For pure strength, intensity of effort strength training and heavy relative loads matter because you’re training the skill of producing force under high demand. That usually means:

  • More work in the 85%+ 1RM zone
  • More low-rep sets (singles, doubles, triples)
  • Longer rest
  • Higher emphasis on bar speed and technique consistency

A simple strength template (for a main lift):

  • Heavy work: 4–8 sets of 1–3 reps @ 85–92% 1RM (RPE 7–9, leave a rep in the tank most of the time)
  • Back-off work: 2–4 sets of 4–6 reps @ 75–82% for technique and volume
  • Accessories: targeted hypertrophy for weak links (hamstrings, upper back, triceps, etc.)

You’ll notice something: even in strength blocks, you’re still doing volume. It’s just structured around heavier work.

How to periodize the two levers

If you try to run high volume and high intensity hard, year-round, you’ll eventually hit the wall. Periodization is how lifters avoid that wall.

A simple way to think about it:

  • Accumulation phase (volume emphasis): more sets, moderate intensity
  • Intensification phase (intensity emphasis): fewer reps, heavier loads
  • Realization/peak (if you compete): very heavy, very low volume, lots of recovery

You don’t need to be a competitive powerlifter to use this. CrossFitters and general gym lifters can run the same idea in 4–8 week waves.
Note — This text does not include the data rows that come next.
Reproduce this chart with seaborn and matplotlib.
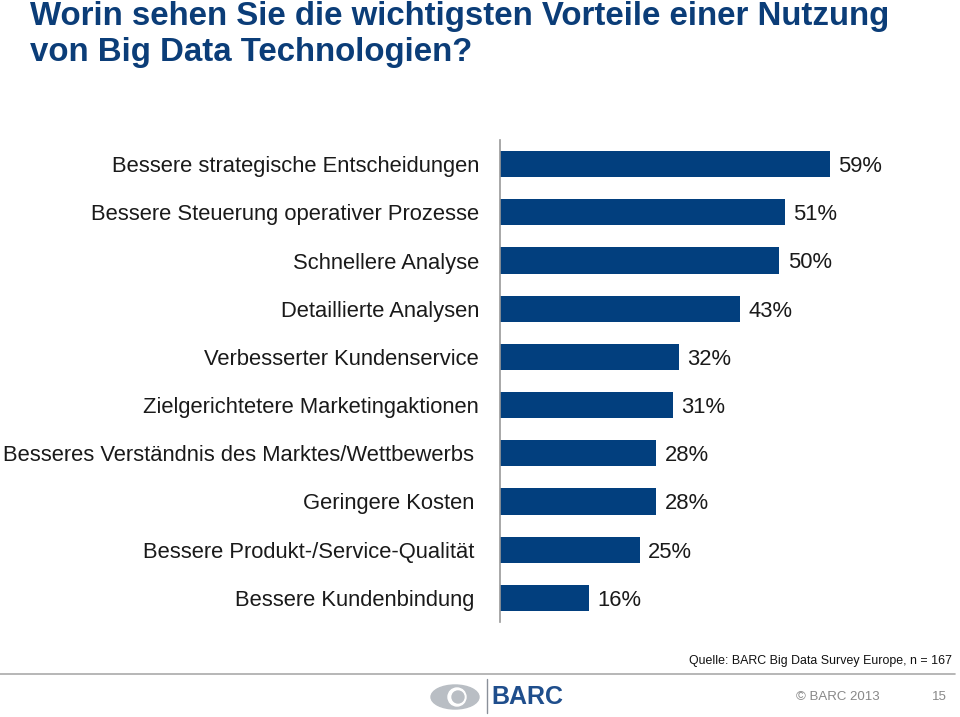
import matplotlib
matplotlib.use("Agg")
import matplotlib.pyplot as plt
import matplotlib.transforms as mtransforms
import seaborn as sns
import pandas as pd
from matplotlib.patches import Ellipse, Circle

categories = [
    "Bessere strategische Entscheidungen",
    "Bessere Steuerung operativer Prozesse",
    "Schnellere Analyse",
    "Detaillierte Analysen",
    "Verbesserter Kundenservice",
    "Zielgerichtetere Marketingaktionen",
    "Besseres Verständnis des Marktes/Wettbewerbs",
    "Geringere Kosten",
    "Bessere Produkt-/Service-Qualität",
    "Bessere Kundenbindung",
]
values = [59, 51, 50, 43, 32, 31, 28, 28, 25, 16]
value_labels = ["59%", "51%", "50%", "43%", "32%", "31%", "28%", "28%", "25%", "16%"]
title = "Worin sehen Sie die wichtigsten Vorteile einer Nutzung\nvon Big Data Technologien?"
source = "Quelle: BARC Big Data Survey Europe, n = 167"

sns.set_theme(style="white")
plt.rcParams["font.family"] = ["Liberation Sans", "DejaVu Sans"]

BLUE = "#023f7e"
df = pd.DataFrame({"cat": categories, "val": values})

fig = plt.figure(figsize=(9.6, 7.17), dpi=100)
ax = fig.add_axes([500 / 960, 1 - 622 / 717, 447 / 960, 482 / 717])
sns.barplot(data=df, y="cat", x="val", orient="h", color=BLUE, width=0.54,
            saturation=1, ax=ax, edgecolor="none")
ax.set_xlim(0, 80)
ax.set_ylim(9.5, -0.5)
ax.set_xlabel("")
ax.set_ylabel("")
ax.set_xticks([])
for s in ["top", "right", "bottom"]:
    ax.spines[s].set_visible(False)
ax.spines["left"].set_color("#999999")
ax.spines["left"].set_linewidth(1.2)
ax.tick_params(axis="y", length=0, pad=15, labelsize=15.8, labelcolor="#1a1a1a")

# the lower four labels sit slightly further left in the original
shift = mtransforms.ScaledTranslation(-5 / 100, 0, fig.dpi_scale_trans)
for lab in ax.get_yticklabels()[6:]:
    lab.set_transform(lab.get_transform() + shift)

for i, (v, lab) in enumerate(zip(values, value_labels)):
    ax.text(v + 1.5, i + 0.05, lab, va="center", ha="left", fontsize=15.8, color="#1a1a1a")

fig.text(30 / 960, 1 - 1 / 717, title, ha="left", va="top", fontsize=23.8,
         fontweight="bold", color="#0b3d78", linespacing=1.2)

fig.text(952 / 960, 1 - 661 / 717, source, ha="right", va="center", fontsize=8.9,
         color="#111111")
fig.add_artist(plt.Line2D([0, 955 / 960], [1 - 674 / 717, 1 - 674 / 717],
                          transform=fig.transFigure, color="#aaaaaa", lw=1.2))
fig.text(880 / 960, 1 - 697 / 717, "© BARC 2013", ha="right", va="center",
         fontsize=9.5, color="#888888")
fig.text(947 / 960, 1 - 697 / 717, "15", ha="right", va="center",
         fontsize=9.5, color="#888888")

# logo
lax = fig.add_axes([425 / 960, 1 - 717 / 717, 140 / 960, 40 / 717])
lax.set_xlim(0, 140)
lax.set_ylim(0, 40)
lax.axis("off")
lax.add_patch(Ellipse((30, 20), 48, 24, color="#b9bec4"))
lax.add_patch(Circle((32, 20), 9, color="white"))
lax.add_patch(Circle((33, 20), 6, color="#b9bec4"))
lax.plot([62, 62], [4, 38], color="#8a9099", lw=1)
lax.text(66, 20, "BARC", ha="left", va="center", fontsize=18, fontweight="bold",
         color="#1f4e8c")

fig.savefig("out.png", dpi=100)
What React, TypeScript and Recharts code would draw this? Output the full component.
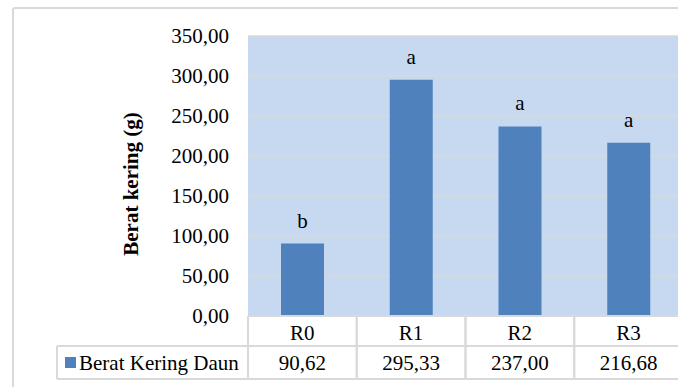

Quick example wave for a squat-focused lifter:

  • Weeks 1–3: Volume emphasis (5×5 at 75%, plus accessories)
  • Week 4: Deload (reduce sets and keep loads moderate)
  • Weeks 5–7: Intensity emphasis (6×2 at 85–90%, plus back-offs)
  • Week 8: Test or re-estimate 1RM, then restart the wave

That “re-estimate” piece is where your calculator becomes your guardrail. You keep the plan realistic instead of ego-driven.

Finding Your Optimal Ratio

Your best training volume vs intensity balance is the one you can recover from while still adding weight, reps, or quality over time. If you’re always sore, always tired, and your numbers are flat, your ratio is off. If you feel fresh but nothing is changing, your ratio is off in the other direction.

Start with a clear goal (strength peak, hypertrophy block, general performance), pick a reasonable weekly volume target, then set intensity zones using a current estimated 1RM. Run it long enough to see a trend, not just a single good workout. Adjust one lever at a time.

If you want the fastest “no guesswork” upgrade: estimate your 1RM from a recent set and build your next 4 weeks around percentages. Use the One Rep Max Calculator, plug in your lift, and let the numbers keep you honest.

FAQs

Absolute intensity is the literal weight on the bar (like 200 lb). Relative intensity is how heavy that is for you, usually shown as %1RM or effort metrics like RPE. The same 200 lb can be easy for one lifter and near-max for another.

Yes. Increasing volume tends to improve results up to a point, then returns diminish when recovery can’t keep up. That “more helps until it doesn’t” pattern is why most lifters thrive in a moderate weekly set range rather than pushing volume endlessly.

Training very close to failure, especially on compound lifts, drives more systemic fatigue and can create bigger CNS demand. Many lifters need longer rest between hard sessions when effort is maximal compared to submaximal work with more reps left in reserve.

A common winning setup is moderate intensity (roughly 6–12 reps for most working sets) paired with enough weekly volume to accumulate hard sets, often around 10+ quality sets per muscle group per week. The exact number depends on your training age, exercise selection, sleep, and how close you train to failure.